Skip any picture you find and retype all the remaining lines exactly.

# Supplied data

-----

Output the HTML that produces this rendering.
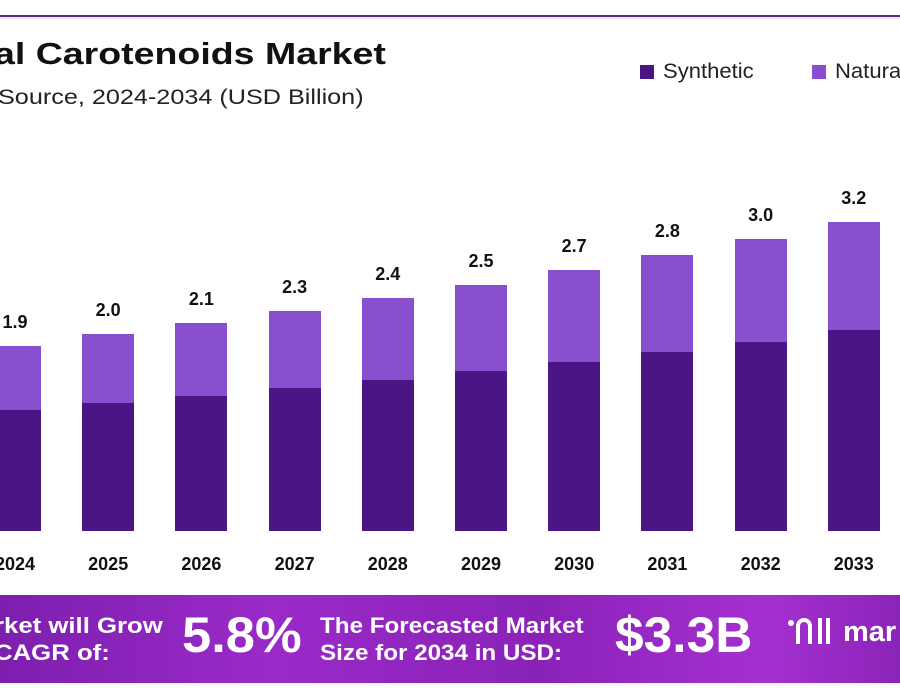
<!DOCTYPE html>
<html><head><meta charset="utf-8"><style>
html,body{margin:0;width:900px;height:700px;overflow:hidden;background:#fff;font-family:"Liberation Sans",sans-serif}
#w{position:relative;width:900px;height:700px;overflow:hidden}
.a{position:absolute;white-space:nowrap;transform-origin:0 0}
.bar{position:absolute;width:52px}
.v{position:absolute;width:80px;text-align:center;font-weight:bold;font-size:18px;color:#111}
.y{position:absolute;width:80px;text-align:center;font-weight:bold;font-size:18px;color:#111;top:554px}
</style></head><body><div id="w">
<div class="a" style="left:0;top:15px;width:900px;height:2px;background:#5a2a7e"></div>
<div class="a" style="left:0;top:17px;width:900px;height:2px;background:#efe6f5"></div>
<div class="a" style="left:-6px;top:36px;font-size:31px;font-weight:bold;color:#111;transform:scaleX(1.21)">al Carotenoids Market</div>
<div class="a" style="left:-2px;top:86px;font-size:21px;color:#222;transform:scaleX(1.2)">Source, 2024-2034 (USD Billion)</div>
<div class="a" style="left:640px;top:65px;width:14px;height:14px;background:#4b1585"></div>
<div class="a" style="left:663px;top:60px;font-size:21px;color:#222;transform:scaleX(1.05)">Synthetic</div>
<div class="a" style="left:812px;top:65px;width:14px;height:14px;background:#8a4fd0"></div>
<div class="a" style="left:835px;top:60px;font-size:21px;color:#222;transform:scaleX(1.05)">Natural</div>
<div id="c"></div>
<div class="a" style="left:0;top:595px;width:900px;height:88px;background:linear-gradient(90deg,#7d1fae,#9a2ac8 30%,#8a22b8 60%,#a530d0 85%,#8b24b8)"></div>
<div class="a" style="left:-6px;top:612px;font-size:22px;font-weight:bold;color:#fff;line-height:27px;transform:scaleX(1.17)">rket will Grow<br>CAGR of:</div>
<div class="a" style="left:182px;top:606px;font-size:50px;font-weight:bold;color:#fff;transform:scaleX(1.05)">5.8%</div>
<div class="a" style="left:320px;top:612px;font-size:22px;font-weight:bold;color:#fff;line-height:27px;transform:scaleX(1.1)">The Forecasted Market<br>Size for 2034 in USD:</div>
<div class="a" style="left:615px;top:606px;font-size:50px;font-weight:bold;color:#fff;transform:scaleX(1.03)">$3.3B</div>
<div class="a" style="left:788px;top:620px;width:6px;height:6px;border-radius:50%;background:#fff"></div>
<div class="a" style="left:796px;top:618px;width:8px;height:22px;border:4px solid #fff;border-bottom:none;border-radius:8px 8px 0 0"></div>
<div class="a" style="left:818px;top:618px;width:4px;height:26px;background:#fff"></div>
<div class="a" style="left:826px;top:618px;width:4px;height:26px;background:#fff"></div>
<div class="a" style="left:843px;top:616px;font-size:29px;font-weight:bold;color:#fff">mar</div>
<script>
var t=[346,334,323,311,298,285,270,255,239,222,205],s=[410,403,396,388,380,371,362,352,342,330,318],
v=["1.9","2.0","2.1","2.3","2.4","2.5","2.7","2.8","3.0","3.2","3.3"],h="";
for(var i=0;i<10;i++){var x=-11+i*93.2,c=x+26;
h+='<div class="bar" style="left:'+x+'px;top:'+t[i]+'px;height:'+(s[i]-t[i])+'px;background:#8a4fcf"></div>';
h+='<div class="bar" style="left:'+x+'px;top:'+s[i]+'px;height:'+(531-s[i])+'px;background:#4b1585"></div>';
h+='<div class="v" style="left:'+(c-40)+'px;top:'+(t[i]-34)+'px">'+v[i]+'</div>';
h+='<div class="y" style="left:'+(c-40)+'px">'+(2024+i)+'</div>';}
document.getElementById('c').innerHTML=h;
</script>
</div></body></html>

-----

# Final answer
Output the HTML that produces this rendering.
<!DOCTYPE html>
<html><head><meta charset="utf-8"><style>
html,body{margin:0;width:900px;height:700px;overflow:hidden;background:#fff;font-family:"Liberation Sans",sans-serif}
#w{position:relative;width:900px;height:700px;overflow:hidden}
.a{position:absolute;white-space:nowrap;transform-origin:0 0}
.bar{position:absolute;width:52px}
.v{position:absolute;width:80px;text-align:center;font-weight:bold;font-size:18px;color:#111}
.y{position:absolute;width:80px;text-align:center;font-weight:bold;font-size:18px;color:#111;top:554px}
</style></head><body><div id="w">
<div class="a" style="left:0;top:15px;width:900px;height:2px;background:#5a2a7e"></div>
<div class="a" style="left:0;top:17px;width:900px;height:2px;background:#efe6f5"></div>
<div class="a" style="left:-6px;top:36px;font-size:31px;font-weight:bold;color:#111;transform:scaleX(1.21)">al Carotenoids Market</div>
<div class="a" style="left:-2px;top:86px;font-size:21px;color:#222;transform:scaleX(1.2)">Source, 2024-2034 (USD Billion)</div>
<div class="a" style="left:640px;top:65px;width:14px;height:14px;background:#4b1585"></div>
<div class="a" style="left:663px;top:60px;font-size:21px;color:#222;transform:scaleX(1.05)">Synthetic</div>
<div class="a" style="left:812px;top:65px;width:14px;height:14px;background:#8a4fd0"></div>
<div class="a" style="left:835px;top:60px;font-size:21px;color:#222;transform:scaleX(1.05)">Natural</div>
<div id="c"></div>
<div class="a" style="left:0;top:595px;width:900px;height:88px;background:linear-gradient(90deg,#7d1fae,#9a2ac8 30%,#8a22b8 60%,#a530d0 85%,#8b24b8)"></div>
<div class="a" style="left:-6px;top:612px;font-size:22px;font-weight:bold;color:#fff;line-height:27px;transform:scaleX(1.17)">rket will Grow<br>CAGR of:</div>
<div class="a" style="left:182px;top:606px;font-size:50px;font-weight:bold;color:#fff;transform:scaleX(1.05)">5.8%</div>
<div class="a" style="left:320px;top:612px;font-size:22px;font-weight:bold;color:#fff;line-height:27px;transform:scaleX(1.1)">The Forecasted Market<br>Size for 2034 in USD:</div>
<div class="a" style="left:615px;top:606px;font-size:50px;font-weight:bold;color:#fff;transform:scaleX(1.03)">$3.3B</div>
<div class="a" style="left:788px;top:620px;width:6px;height:6px;border-radius:50%;background:#fff"></div>
<div class="a" style="left:796px;top:618px;width:8px;height:22px;border:4px solid #fff;border-bottom:none;border-radius:8px 8px 0 0"></div>
<div class="a" style="left:818px;top:618px;width:4px;height:26px;background:#fff"></div>
<div class="a" style="left:826px;top:618px;width:4px;height:26px;background:#fff"></div>
<div class="a" style="left:843px;top:616px;font-size:29px;font-weight:bold;color:#fff">mar</div>
<script>
var t=[346,334,323,311,298,285,270,255,239,222,205],s=[410,403,396,388,380,371,362,352,342,330,318],
v=["1.9","2.0","2.1","2.3","2.4","2.5","2.7","2.8","3.0","3.2","3.3"],h="";
for(var i=0;i<10;i++){var x=-11+i*93.2,c=x+26;
h+='<div class="bar" style="left:'+x+'px;top:'+t[i]+'px;height:'+(s[i]-t[i])+'px;background:#8a4fcf"></div>';
h+='<div class="bar" style="left:'+x+'px;top:'+s[i]+'px;height:'+(531-s[i])+'px;background:#4b1585"></div>';
h+='<div class="v" style="left:'+(c-40)+'px;top:'+(t[i]-34)+'px">'+v[i]+'</div>';
h+='<div class="y" style="left:'+(c-40)+'px">'+(2024+i)+'</div>';}
document.getElementById('c').innerHTML=h;
</script>
</div></body></html>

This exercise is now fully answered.